Line by line, repeat the data below exactly, beginning at the first line and ending at the line with "import plotly.graph_objects as go". Omit pictures.

Start INFORMATION SHOWN

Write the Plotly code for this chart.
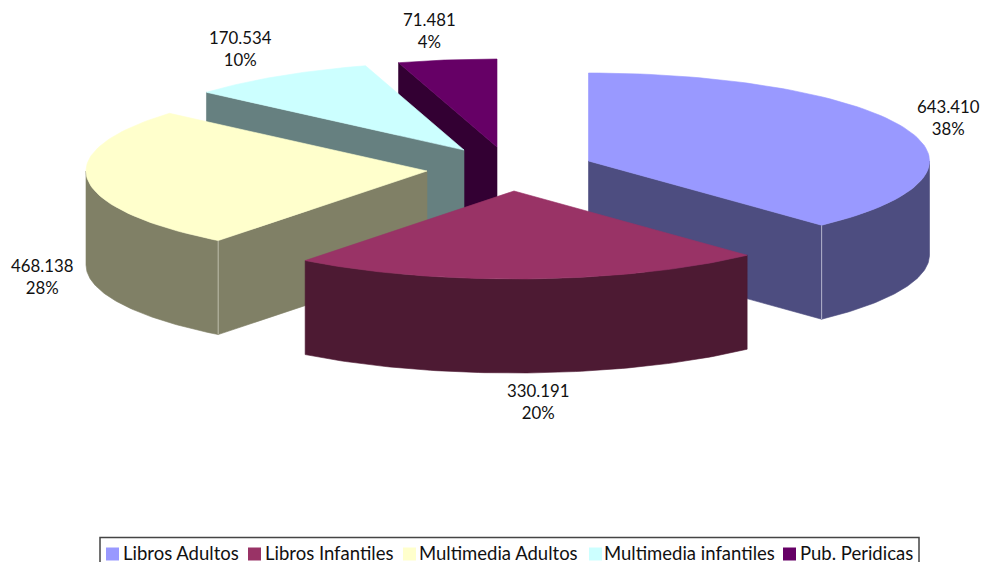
import numpy as np
import plotly.graph_objects as go

categories = ["Libros Adultos", "Libros Infantiles", "Multimedia Adultos", "Multimedia infantiles", "Pub. Peridicas"]
values = [643410, 330191, 468138, 170534, 71481]
percent_labels = ["38%", "20%", "28%", "10%", "4%"]
colors = ["#9999FF", "#993366", "#FFFFCC", "#CCFFFF", "#660066"]
side_colors = ["#4D4D80", "#4D1A33", "#808066", "#668080", "#330033"]
seam_colors = ["#B4B4CC", None, "#BDBDAA", None, None]

# Drawing set-up of the tilted, exploded pie (not data)
RX, RY, DEPTH = 341, 88, 94
slice_centres = [(588.5, 161), (514, 191), (427, 171), (464, 150), (497, 147)]
view_nudge_deg = [0, -0.7, 9.6, 2.7, -1.5, 0]   # perspective shift of the slice boundaries
label_positions = [(948.5, 117), (538, 401), (42, 276), (240, 48), (429, 30.5)]
draw_order = [4, 3, 0, 2, 1]
FONT = "Lato, Carlito, sans-serif"

# Legend layout (page pixels)
legend_box = (100, 537.5, 919, 580)
legend_swatch_x = [106, 248, 403, 589, 783]
legend_text_x = [121, 263, 417, 602, 798]
SWATCH, SWATCH_TOP, LEGEND_TEXT_Y = 13, 547.5, 553

total = sum(values)
bounds = np.concatenate([[0], np.cumsum(values) / total * 360]) + np.array(view_nudge_deg)


def rim(i, a0, a1, n=80):
    t = np.radians(np.linspace(a0, a1, n))
    cx, cy = slice_centres[i]
    return cx + RX * np.sin(t), cy - RY * np.cos(t)


def poly(x, y, color, name):
    return go.Scatter(
        x=list(x) + [x[0]], y=list(y) + [y[0]], mode="lines", fill="toself",
        fillcolor=color, line=dict(color=color, width=0.6),
        hoverinfo="skip", showlegend=False, name=name,
    )


def cut_face(i, angle):
    cx, cy = slice_centres[i]
    ex, ey = rim(i, angle, angle, 1)
    return poly([cx, ex[0], ex[0], cx], [cy, ey[0], ey[0] + DEPTH, cy + DEPTH], side_colors[i], categories[i])


def seam(i, angle):
    ex, ey = rim(i, angle, angle, 1)
    return go.Scatter(x=[ex[0], ex[0]], y=[ey[0], ey[0] + DEPTH], mode="lines",
                      line=dict(color=seam_colors[i], width=1), hoverinfo="skip",
                      showlegend=False, name=categories[i])


fig = go.Figure()
for i in draw_order:
    a0, a1 = bounds[i], bounds[i + 1]
    # cut faces that turn towards the viewer
    if a0 > 180:
        fig.add_trace(cut_face(i, a0))
    if a1 < 180:
        fig.add_trace(cut_face(i, a1))
    # outer wall: the part of the rim in the lower half of the ellipse
    w0, w1 = max(a0, 90), min(a1, 270)
    if w1 > w0:
        rx, ry = rim(i, w0, w1)
        fig.add_trace(poly(np.r_[rx, rx[::-1]], np.r_[ry, ry[::-1] + DEPTH], side_colors[i], categories[i]))
    if seam_colors[i]:
        fig.add_trace(seam(i, a0 if a0 > 180 else a1))
    # top face
    rx, ry = rim(i, a0, a1)
    cx, cy = slice_centres[i]
    fig.add_trace(poly(np.r_[cx, rx], np.r_[cy, ry], colors[i], categories[i]))

# data labels
for v, p, (lx, ly) in zip(values, percent_labels, label_positions):
    fig.add_annotation(
        x=lx, y=ly, text=f"{v:,}".replace(",", ".") + "<br>" + p, showarrow=False,
        font=dict(family=FONT, size=16.8, color="#111111"), align="center",
    )

# legend
x0, y0, x1, y1 = legend_box
fig.add_shape(type="rect", x0=x0, y0=y0, x1=x1, y1=y1, line=dict(color="#444444", width=1.5), fillcolor="white")
for name, color, sx, tx in zip(categories, colors, legend_swatch_x, legend_text_x):
    fig.add_shape(type="rect", x0=sx, x1=sx + SWATCH, y0=SWATCH_TOP, y1=SWATCH_TOP + SWATCH,
                  fillcolor=color, line=dict(width=0))
    fig.add_annotation(x=tx, y=LEGEND_TEXT_Y, text=name, showarrow=False, xanchor="left",
                       font=dict(family=FONT, size=18.5, color="#111111"))

fig.update_layout(
    width=981, height=562, margin=dict(l=0, r=0, t=0, b=0),
    paper_bgcolor="white", plot_bgcolor="white",
    xaxis=dict(range=[0, 981], visible=False, fixedrange=True),
    yaxis=dict(range=[562, 0], visible=False, fixedrange=True),
    showlegend=False,
)
fig.write_html("out.html", config={"displayModeBar": False},
               post_script="document.body.style.margin='0';document.body.style.overflow='hidden';")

End INFORMATION SHOWN

EXERCISE ANSWER:
Write the Plotly code for this chart.
import numpy as np
import plotly.graph_objects as go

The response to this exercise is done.